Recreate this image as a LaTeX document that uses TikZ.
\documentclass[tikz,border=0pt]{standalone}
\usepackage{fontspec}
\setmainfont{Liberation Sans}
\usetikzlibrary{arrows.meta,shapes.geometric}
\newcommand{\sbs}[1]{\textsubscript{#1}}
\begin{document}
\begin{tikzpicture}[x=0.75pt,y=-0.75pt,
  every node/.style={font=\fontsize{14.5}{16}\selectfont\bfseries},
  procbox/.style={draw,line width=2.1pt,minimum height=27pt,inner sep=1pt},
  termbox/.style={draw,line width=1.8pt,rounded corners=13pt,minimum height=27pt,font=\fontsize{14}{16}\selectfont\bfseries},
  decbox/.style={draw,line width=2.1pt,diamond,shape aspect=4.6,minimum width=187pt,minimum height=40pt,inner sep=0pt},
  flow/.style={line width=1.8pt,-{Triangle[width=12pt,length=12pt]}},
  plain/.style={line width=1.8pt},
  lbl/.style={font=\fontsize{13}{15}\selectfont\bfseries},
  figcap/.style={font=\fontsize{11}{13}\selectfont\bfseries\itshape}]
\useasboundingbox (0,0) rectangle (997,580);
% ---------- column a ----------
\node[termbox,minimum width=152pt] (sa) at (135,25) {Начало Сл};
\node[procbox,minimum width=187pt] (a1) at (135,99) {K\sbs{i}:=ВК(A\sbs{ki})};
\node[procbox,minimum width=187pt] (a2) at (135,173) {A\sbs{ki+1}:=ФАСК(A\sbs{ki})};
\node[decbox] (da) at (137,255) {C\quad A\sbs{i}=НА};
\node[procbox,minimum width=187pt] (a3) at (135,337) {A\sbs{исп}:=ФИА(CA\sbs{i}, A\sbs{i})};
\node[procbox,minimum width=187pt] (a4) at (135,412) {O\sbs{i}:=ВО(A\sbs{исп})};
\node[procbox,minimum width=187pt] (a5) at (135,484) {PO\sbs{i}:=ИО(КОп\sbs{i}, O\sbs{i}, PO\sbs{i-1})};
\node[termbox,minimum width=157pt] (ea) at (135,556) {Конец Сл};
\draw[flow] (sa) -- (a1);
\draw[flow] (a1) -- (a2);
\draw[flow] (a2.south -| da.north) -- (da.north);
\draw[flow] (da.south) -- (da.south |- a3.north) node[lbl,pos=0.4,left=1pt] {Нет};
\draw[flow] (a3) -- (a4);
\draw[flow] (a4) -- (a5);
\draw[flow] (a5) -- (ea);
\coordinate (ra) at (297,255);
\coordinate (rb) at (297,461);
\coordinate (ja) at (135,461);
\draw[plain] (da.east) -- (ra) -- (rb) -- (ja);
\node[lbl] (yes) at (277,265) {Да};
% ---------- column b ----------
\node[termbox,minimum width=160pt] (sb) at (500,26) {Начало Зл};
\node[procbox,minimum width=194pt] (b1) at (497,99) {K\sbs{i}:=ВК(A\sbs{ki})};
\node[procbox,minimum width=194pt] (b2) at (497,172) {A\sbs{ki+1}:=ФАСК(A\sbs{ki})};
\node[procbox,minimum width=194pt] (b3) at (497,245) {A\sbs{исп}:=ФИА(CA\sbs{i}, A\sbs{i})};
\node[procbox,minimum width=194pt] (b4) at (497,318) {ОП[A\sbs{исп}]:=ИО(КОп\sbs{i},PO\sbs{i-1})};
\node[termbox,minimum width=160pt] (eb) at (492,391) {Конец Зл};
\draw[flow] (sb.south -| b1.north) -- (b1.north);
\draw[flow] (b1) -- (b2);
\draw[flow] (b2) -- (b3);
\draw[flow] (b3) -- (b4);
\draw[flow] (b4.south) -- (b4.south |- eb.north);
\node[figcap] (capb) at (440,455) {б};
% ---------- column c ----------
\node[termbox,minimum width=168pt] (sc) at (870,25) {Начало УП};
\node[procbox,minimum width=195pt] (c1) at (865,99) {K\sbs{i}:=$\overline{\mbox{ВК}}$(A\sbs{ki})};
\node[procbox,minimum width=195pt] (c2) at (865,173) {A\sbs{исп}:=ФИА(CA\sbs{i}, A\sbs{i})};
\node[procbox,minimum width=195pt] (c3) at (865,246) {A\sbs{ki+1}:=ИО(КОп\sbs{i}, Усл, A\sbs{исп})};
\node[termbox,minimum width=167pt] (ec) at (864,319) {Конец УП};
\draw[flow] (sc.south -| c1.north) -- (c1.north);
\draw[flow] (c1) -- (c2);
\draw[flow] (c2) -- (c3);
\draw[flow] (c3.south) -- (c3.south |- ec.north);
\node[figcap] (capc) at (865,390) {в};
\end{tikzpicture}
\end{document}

### [Problem statement]
Retype all of the data shown above, word for word.

### [Finished task]
Recreate this image as a LaTeX document that uses TikZ.
\documentclass[tikz,border=0pt]{standalone}
\usepackage{fontspec}
\setmainfont{Liberation Sans}
\usetikzlibrary{arrows.meta,shapes.geometric}
\newcommand{\sbs}[1]{\textsubscript{#1}}
\begin{document}
\begin{tikzpicture}[x=0.75pt,y=-0.75pt,
  every node/.style={font=\fontsize{14.5}{16}\selectfont\bfseries},
  procbox/.style={draw,line width=2.1pt,minimum height=27pt,inner sep=1pt},
  termbox/.style={draw,line width=1.8pt,rounded corners=13pt,minimum height=27pt,font=\fontsize{14}{16}\selectfont\bfseries},
  decbox/.style={draw,line width=2.1pt,diamond,shape aspect=4.6,minimum width=187pt,minimum height=40pt,inner sep=0pt},
  flow/.style={line width=1.8pt,-{Triangle[width=12pt,length=12pt]}},
  plain/.style={line width=1.8pt},
  lbl/.style={font=\fontsize{13}{15}\selectfont\bfseries},
  figcap/.style={font=\fontsize{11}{13}\selectfont\bfseries\itshape}]
\useasboundingbox (0,0) rectangle (997,580);
% ---------- column a ----------
\node[termbox,minimum width=152pt] (sa) at (135,25) {Начало Сл};
\node[procbox,minimum width=187pt] (a1) at (135,99) {K\sbs{i}:=ВК(A\sbs{ki})};
\node[procbox,minimum width=187pt] (a2) at (135,173) {A\sbs{ki+1}:=ФАСК(A\sbs{ki})};
\node[decbox] (da) at (137,255) {C\quad A\sbs{i}=НА};
\node[procbox,minimum width=187pt] (a3) at (135,337) {A\sbs{исп}:=ФИА(CA\sbs{i}, A\sbs{i})};
\node[procbox,minimum width=187pt] (a4) at (135,412) {O\sbs{i}:=ВО(A\sbs{исп})};
\node[procbox,minimum width=187pt] (a5) at (135,484) {PO\sbs{i}:=ИО(КОп\sbs{i}, O\sbs{i}, PO\sbs{i-1})};
\node[termbox,minimum width=157pt] (ea) at (135,556) {Конец Сл};
\draw[flow] (sa) -- (a1);
\draw[flow] (a1) -- (a2);
\draw[flow] (a2.south -| da.north) -- (da.north);
\draw[flow] (da.south) -- (da.south |- a3.north) node[lbl,pos=0.4,left=1pt] {Нет};
\draw[flow] (a3) -- (a4);
\draw[flow] (a4) -- (a5);
\draw[flow] (a5) -- (ea);
\coordinate (ra) at (297,255);
\coordinate (rb) at (297,461);
\coordinate (ja) at (135,461);
\draw[plain] (da.east) -- (ra) -- (rb) -- (ja);
\node[lbl] (yes) at (277,265) {Да};
% ---------- column b ----------
\node[termbox,minimum width=160pt] (sb) at (500,26) {Начало Зл};
\node[procbox,minimum width=194pt] (b1) at (497,99) {K\sbs{i}:=ВК(A\sbs{ki})};
\node[procbox,minimum width=194pt] (b2) at (497,172) {A\sbs{ki+1}:=ФАСК(A\sbs{ki})};
\node[procbox,minimum width=194pt] (b3) at (497,245) {A\sbs{исп}:=ФИА(CA\sbs{i}, A\sbs{i})};
\node[procbox,minimum width=194pt] (b4) at (497,318) {ОП[A\sbs{исп}]:=ИО(КОп\sbs{i},PO\sbs{i-1})};
\node[termbox,minimum width=160pt] (eb) at (492,391) {Конец Зл};
\draw[flow] (sb.south -| b1.north) -- (b1.north);
\draw[flow] (b1) -- (b2);
\draw[flow] (b2) -- (b3);
\draw[flow] (b3) -- (b4);
\draw[flow] (b4.south) -- (b4.south |- eb.north);
\node[figcap] (capb) at (440,455) {б};
% ---------- column c ----------
\node[termbox,minimum width=168pt] (sc) at (870,25) {Начало УП};
\node[procbox,minimum width=195pt] (c1) at (865,99) {K\sbs{i}:=$\overline{\mbox{ВК}}$(A\sbs{ki})};
\node[procbox,minimum width=195pt] (c2) at (865,173) {A\sbs{исп}:=ФИА(CA\sbs{i}, A\sbs{i})};
\node[procbox,minimum width=195pt] (c3) at (865,246) {A\sbs{ki+1}:=ИО(КОп\sbs{i}, Усл, A\sbs{исп})};
\node[termbox,minimum width=167pt] (ec) at (864,319) {Конец УП};
\draw[flow] (sc.south -| c1.north) -- (c1.north);
\draw[flow] (c1) -- (c2);
\draw[flow] (c2) -- (c3);
\draw[flow] (c3.south) -- (c3.south |- ec.north);
\node[figcap] (capc) at (865,390) {в};
\end{tikzpicture}
\end{document}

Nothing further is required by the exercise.